Oleh : Saleh Hidayat Alias Dayat*

JERNIH– Dalam dua dekade terakhir Indonesia menghadapi kenyataan yang tidak lagi dapat ditolak bahwa proyek pembangunan berbasis eksploitasi sumber daya alam telah mencapai batas ekologis sosial dan etisnya.
Deretan data terbaru tentang deforestasi hutan primer dan sekunder tekanan terhadap Daerah Aliran Sungai serta krisis ekologis Papua menunjukkan bahwa kerusakan lingkungan tidak sekadar fenomena teknis yang dapat dihitung dalam hektare tetapi merupakan gejala dari model ekonomi politik yang gagal. Model itu adalah ekstraktivisme yaitu orientasi pembangunan yang menempatkan alam sebagai komoditas mentah tanpa batas untuk memenuhi target pertumbuhan jangka pendek.

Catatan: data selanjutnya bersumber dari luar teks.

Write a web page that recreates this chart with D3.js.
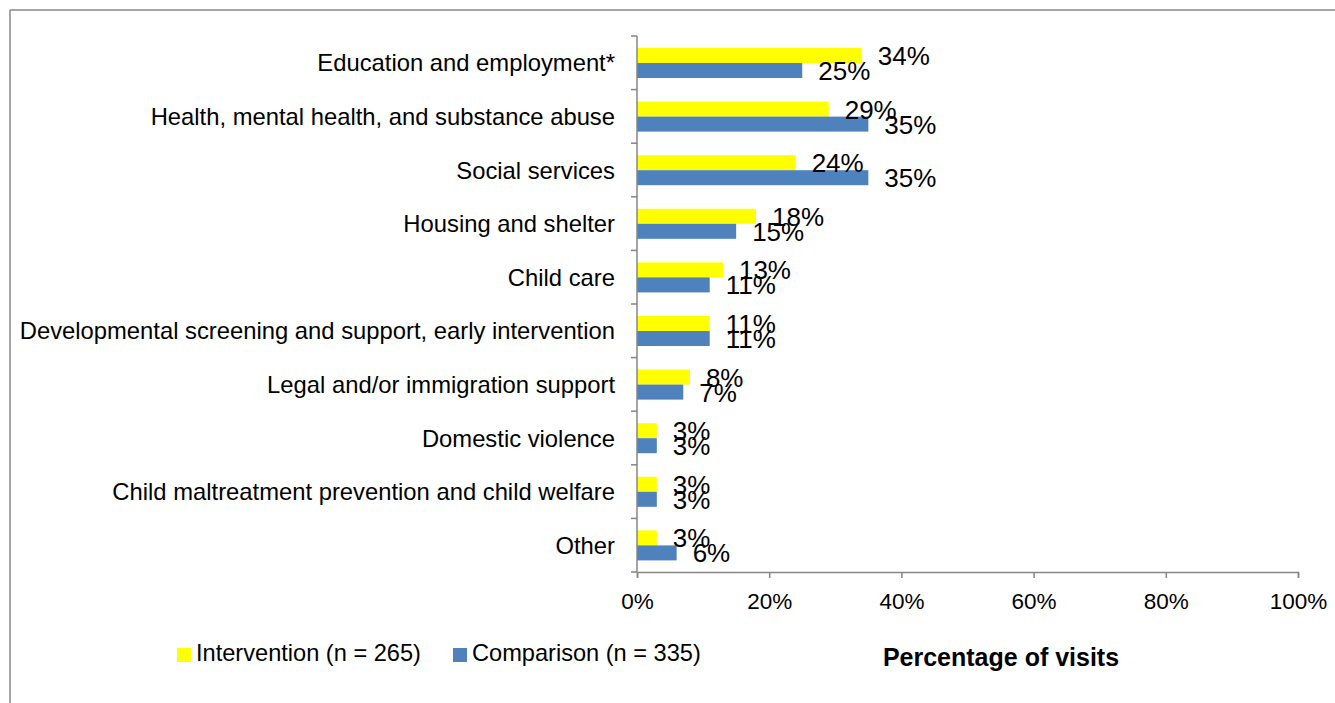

Angka yang dipublikasikan lembaga independen seperti Auriga Nusantara menyebut bahwa deforestasi 2024 mencapai lebih dari dua ratus enam puluh ribu hektare diikuti konversi masif pada hutan sekunder terutama di area konsesi perkebunan dan tambang. Kementerian Kehutanan menyampaikan angka deforestasi netto sekitar seratus tujuh puluh lima ribu hektare pada tahun yang sama setelah memperhitungkan reforestasi. Dalam rapat bersama DPR pada Desember 2025 Menteri Kehutanan melaporkan bahwa deforestasi nasional per September 2025 turun hingga seratus enam puluh enam ribu hektare.
Namun di dalam paparan yang sama terdapat peringatan serius tentang meningkatnya perubahan tutupan lahan dari hutan ke non hutan di tiga puluh satu DAS yang mengalami banjir di Sumatra. Penurunan netto ini terlalu sering diperlakukan sebagai keberhasilan padahal ia menutupi kenyataan bahwa kualitas ekologis hutan terus menurun dan fungsi hidrologis DAS mengalami kerusakan struktural.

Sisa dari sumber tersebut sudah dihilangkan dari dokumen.